Houve protesto também em frente ao Tribunal de Justiça de Belo Horizonte (MG). As ocupações Prof. Fábio Alves e Willian Rosa participaram da passeata até o Palácio da Liberdade, onde cobraram do governador Romeu Zema (Novo) a garantia de moradia às famílias.
Em Jacareí (SP), a Ocupação Coração Valente realizou um protesto em frente à prefeitura da cidade. O prefeito Izaias Santana foi cobrado a se manifestar frente ao risco eminente de despejo das famílias. Na última semana, uma ordem de reintegração de posse foi expedida, dando aos moradores 60 dias para deixar o local.
Já na ocupação Raimundo Vitório (Aracajú/SE), a luta ocorreu na própria comunidade.

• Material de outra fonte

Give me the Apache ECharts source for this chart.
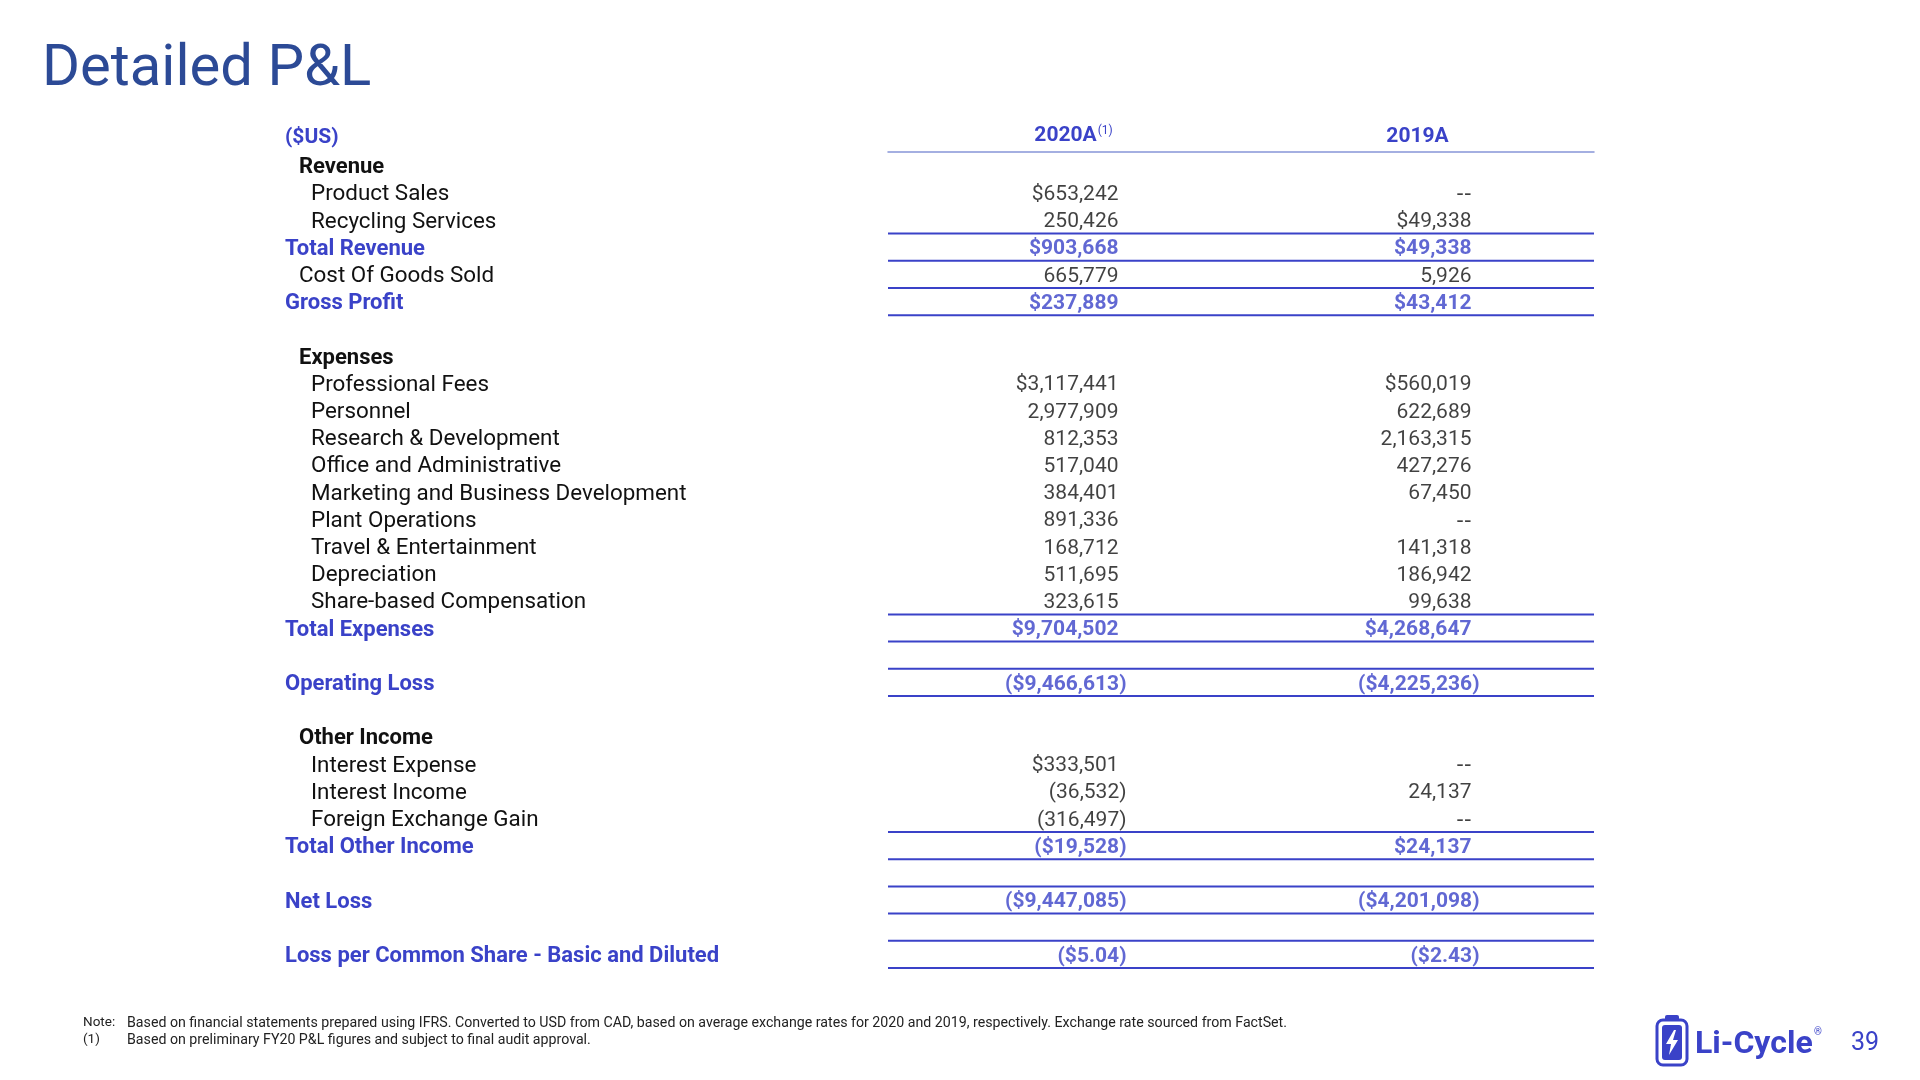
<!DOCTYPE html>
<html>
<head>
<meta charset="utf-8">
<title>Detailed P&L</title>
<script src="https://cdn.jsdelivr.net/npm/echarts@6/dist/echarts.min.js"></script>
<style>
    html, body { margin: 0; padding: 0; background: #fff; }
    #main { width: 1920px; height: 1080px; }
</style>
</head>
<body>
<div id="main"></div>
<script>
// rows of the statement, top to bottom ('' = spacer row)
const rowLabels = [
    'Revenue', 'Product Sales', 'Recycling Services', 'Total Revenue', 'Cost Of Goods Sold', 'Gross Profit', '',
    'Expenses', 'Professional Fees', 'Personnel', 'Research & Development', 'Office and Administrative',
    'Marketing and Business Development', 'Plant Operations', 'Travel & Entertainment', 'Depreciation',
    'Share-based Compensation', 'Total Expenses', '',
    'Operating Loss', '',
    'Other Income', 'Interest Expense', 'Interest Income', 'Foreign Exchange Gain', 'Total Other Income', '',
    'Net Loss', '',
    'Loss per Common Share - Basic and Diluted'
]
const columns = ['2020A', '2019A']

// null = no cell, '--' = nil
const v2020 = [
    null, 653242, 250426, 903668, 665779, 237889, null,
    null, 3117441, 2977909, 812353, 517040, 384401, 891336, 168712, 511695, 323615, 9704502, null,
    -9466613, null,
    null, 333501, -36532, -316497, -19528, null,
    -9447085, null,
    -5.04
]
const v2019 = [
    null, '--', 49338, 49338, 5926, 43412, null,
    null, 560019, 622689, 2163315, 427276, 67450, '--', 141318, 186942, 99638, 4268647, null,
    -4225236, null,
    null, '--', 24137, '--', 24137, null,
    -4201098, null,
    -2.43
]

const totalRows = ['Total Revenue', 'Gross Profit', 'Total Expenses', 'Operating Loss', 'Total Other Income', 'Net Loss', 'Loss per Common Share - Basic and Diluted']
const sectionRows = ['Revenue', 'Expenses', 'Other Income']
const level1Rows = ['Cost Of Goods Sold']
const dollarRows = {
    '2020A': ['Product Sales', 'Professional Fees', 'Interest Expense'],
    '2019A': ['Recycling Services', 'Professional Fees']
}

const blue = '#3a42c8'
const ink = '#111111'
const font = 'Roboto'

function fmt(v, row, col) {
    if (v === '--') return '--'
    let isTotal = totalRows.includes(row)
    let dollar = isTotal || dollarRows[col].includes(row) ? '$' : ''
    let abs = Math.abs(v)
    let s = Number.isInteger(v) ? abs.toLocaleString('en-US') : abs.toFixed(2)
    return v < 0 ? '(' + dollar + s + ')' : dollar + s
}

function cellSeries(values, colIdx) {
    let col = columns[colIdx]
    let data = []
    values.forEach((v, r) => {
        if (v === null) return
        let row = rowLabels[r]
        let txt = fmt(v, row, col)
        let key = totalRows.includes(row) ? 't' : 'n'
        if (txt === '--') key = 'd'
        else if (!txt.endsWith(')')) key += 'p'
        data.push({ value: [colIdx, r], txt: '{' + key + '|' + txt + '}' })
    })
    return {
        type: 'scatter',
        name: col,
        data: data,
        symbolSize: 1,
        itemStyle: { color: 'transparent' },
        label: {
            show: true,
            position: 'inside',
            align: 'right',
            verticalAlign: 'middle',
            offset: [62, 2],
            formatter: p => data[p.dataIndex].txt,
            rich: {
                n: { fontFamily: font, fontSize: 21, color: ink },
                np: { fontFamily: font, fontSize: 21, color: ink, padding: [0, 8, 0, 0] },
                d: { fontFamily: 'DejaVu Sans', fontSize: 21, color: ink, padding: [0, 8, 0, 0] },
                t: { fontFamily: font, fontSize: 21, color: blue, fontWeight: 'bold' },
                tp: { fontFamily: font, fontSize: 21, color: blue, fontWeight: 'bold', padding: [0, 8, 0, 0] }
            }
        },
        z: 5
    }
}

// overline / underline rules round every total row
let ruleData = []
rowLabels.forEach((r, i) => { if (totalRows.includes(r)) ruleData.push([0, i]) })

let myChart = echarts.init(document.getElementById('main'))
let option = {
    animation: false,
    backgroundColor: '#fff',
    title: [
        {
            text: 'Detailed P&L',
            left: 42, top: 41, padding: 0,
            textStyle: { fontFamily: font, fontSize: 58, fontWeight: 'normal', color: '#2c4a96' }
        },
        {
            text: '($US)',
            left: 285, top: 127, padding: 0,
            textStyle: { fontFamily: font, fontSize: 21, fontWeight: 'bold', color: blue }
        }
    ],
    grid: { left: 888, right: 326, top: 152, height: 816 },
    xAxis: {
        type: 'category',
        position: 'top',
        data: columns,
        axisTick: { show: false },
        splitLine: { show: false },
        axisLine: { show: true, lineStyle: { color: '#8795d8', width: 1.5 } },
        axisLabel: {
            margin: 5,
            formatter: v => v === '2020A' ? '{hs|' + v + '}{s|(1)}' : '{h|' + v + '}',
            rich: {
                h: { fontFamily: font, fontSize: 21, fontWeight: 'bold', color: blue },
                hs: { fontFamily: font, fontSize: 21, fontWeight: 'bold', color: blue, padding: [0, 0, 0, 18] },
                s: { fontFamily: font, fontSize: 12, color: blue, verticalAlign: 'top', padding: [0, 0, 10, 1] }
            }
        }
    },
    yAxis: {
        type: 'category',
        inverse: true,
        data: rowLabels,
        axisLine: { show: false },
        axisTick: { show: false },
        splitLine: { show: false },
        axisLabel: {
            interval: 0,
            align: 'left',
            margin: 603,
            formatter: v => {
                if (!v) return ''
                if (totalRows.includes(v)) return '{tot|' + v + '}'
                if (sectionRows.includes(v)) return '{sec|' + v + '}'
                if (level1Rows.includes(v)) return '{l1|' + v + '}'
                return '{l2|' + v + '}'
            },
            rich: {
                tot: { fontFamily: font, fontSize: 22, fontWeight: 'bold', color: blue, padding: [4, 0, 0, 0] },
                sec: { fontFamily: font, fontSize: 22, fontWeight: 'bold', color: ink, padding: [4, 0, 0, 14] },
                l1: { fontFamily: font, fontSize: 22.4, color: ink, padding: [4, 0, 0, 14] },
                l2: { fontFamily: font, fontSize: 22.4, color: ink, padding: [4, 0, 0, 26] }
            }
        }
    },
    series: [
        cellSeries(v2020, 0),
        cellSeries(v2019, 1),
        {
            type: 'custom',
            name: 'rules',
            data: ruleData,
            encode: { x: 0, y: 1 },
            renderItem: function (params, api) {
                let cs = params.coordSys
                let y = api.coord([0, api.value(1)])[1]
                let h = api.size([0, 1])[1] / 2
                let style = { stroke: blue, lineWidth: 2 }
                return {
                    type: 'group',
                    children: [
                        { type: 'line', shape: { x1: cs.x, y1: y - h, x2: cs.x + cs.width, y2: y - h }, style: style },
                        { type: 'line', shape: { x1: cs.x, y1: y + h, x2: cs.x + cs.width, y2: y + h }, style: style }
                    ]
                }
            },
            z: 3
        }
    ],
    graphic: [
        // footnotes
        { type: 'text', left: 83, top: 1016, style: { text: 'Note:', font: '13.5px Roboto', fill: '#222' } },
        { type: 'text', left: 127, top: 1016, style: { text: 'Based on financial statements prepared using IFRS. Converted to USD from CAD, based on average exchange rates for 2020 and 2019, respectively. Exchange rate sourced from FactSet.', font: '14.2px Roboto', fill: '#222' } },
        { type: 'text', left: 83, top: 1033, style: { text: '(1)', font: '13.5px Roboto', fill: '#222' } },
        { type: 'text', left: 127, top: 1033, style: { text: 'Based on preliminary FY20 P&L figures and subject to final audit approval.', font: '14.2px Roboto', fill: '#222' } },
        // logo
        { type: 'rect', shape: { x: 1665, y: 1015, width: 14, height: 6, r: 2 }, style: { fill: blue } },
        { type: 'rect', shape: { x: 1657, y: 1020, width: 30, height: 45, r: 6 }, style: { fill: 'none', stroke: blue, lineWidth: 3 } },
        { type: 'rect', shape: { x: 1662, y: 1025, width: 20, height: 35, r: 3 }, style: { fill: blue } },
        { type: 'polygon', shape: { points: [[1674, 1030], [1666, 1044], [1671, 1044], [1669, 1055], [1678, 1040], [1673, 1040], [1676, 1030]] }, style: { fill: '#fff' } },
        { type: 'text', left: 1695, top: 1029, style: { text: 'Li-Cycle', font: 'bold 32px Roboto', fill: blue } },
        { type: 'text', left: 1814, top: 1027, style: { text: '®', font: '10px Roboto', fill: blue } },
        { type: 'text', left: 1851, top: 1031, style: { text: '39', font: '25px Roboto', fill: blue } }
    ]
}
option && myChart.setOption(option)
window.addEventListener('resize', function () {
    myChart.resize()
})
</script>
</body>
</html>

Foram organizados mutirões de limpeza e as famílias escreveram cartas para o STF pedindo para que seja prorrogada ADPF 828.
Também ocorrem mobilizações no Rio de Janeiro (RJ), Salvador (BA), Maceió (AL), Fortaleza (CE), Manaus (AM), Belém (PA), Florianópolis (SC), Porto Alegre (RS), Curitiba (PR), entre outras cidades.